The idle ramblings of a Jack of some trades, Master of none

Nov 2, 2007


No religion appears to have a deficit of extremist followers. Fundamentalists of every faith, it would appear to the bystander, are for all intents and purposes, identical in their thoughts and deeds. They are invariably patriarchal, frown upon the mixing of the sexes, disdain most forms of music, have rigid attitudes to attire and behaviour, have no truck with the sciences, believe themselves to be the chosen ones, have enormous broods of children, and detest everybody who is not of their own persuasion.

Fascinating, then, to find that there are subtle and not-so-subtle gradations within the fundamentalist ilk as well. Shades of nuance, no doubt. In other words, there are fundamentalists to whom other fundamentalists of their own faith are ignorant or blinkered or the Devil's spawn. Naturally, they don't consider themselves fundamentalist. They say they are the true believers whereas everybody else is not.
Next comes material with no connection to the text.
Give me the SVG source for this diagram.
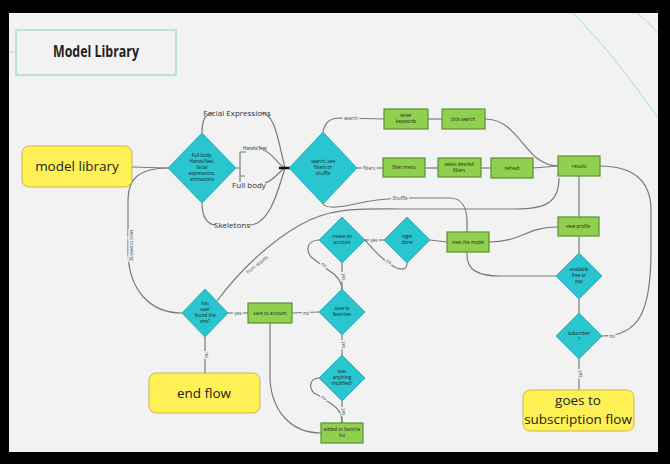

An article in today's New York Times describes the lives of some of the Haredim, the ultra-Orthodox Jews in Israel. A small, poor community entirely at odds with the rest of the country in almost every sphere of activity, these people form a purchasing block that is uniform and lucrative. Thus we find companies tailoring products to meet exactly their demands, adhering to every religious stricture and providing excellent return on investment. This is interesting enough to marketing specialists and advertisers, no doubt, but what I found particularly intriguing is the following remark (and its ramifications) in the article:

Beit Shemesh is a good example, a modern, attractive town of 73,000 people. There is a more secular part, with a large mall, and an ultra-Orthodox district, Ramat Beit Shemesh, which is divided into two. Bet, or B, is very strict, with 15,700 people. Aleph, or A, up the hill, is somewhat more flexible and contains 17,100 people, including a growing number of North American and European Jews who wanted to join an ultra-Orthodox community in Israel.
Picture that. Immigrant wannabe ultra-Orthodox Jews congregate in Ramat Beit Shemesh and find that they can't just walk into the Bet neighbourhood because the local ultra-Orthodox are even more ultra-Orthodox than them. Le plus ultra, in short. So they form another community up the hill where they live in constant tension with the Bets. Ilan Shmueli from Beit Shemesh Aleph opened a branch in the Bet section of his successful pizzeria chain. There were almost immediate riots. Why? Because he allowed women and men to sit within the same premises - it didn't even matter to the ultra-ultra-Orthodox that they were seated apart. When he went to the riotists' rabbi to try to resolve the situation, he was told that he might end up dead.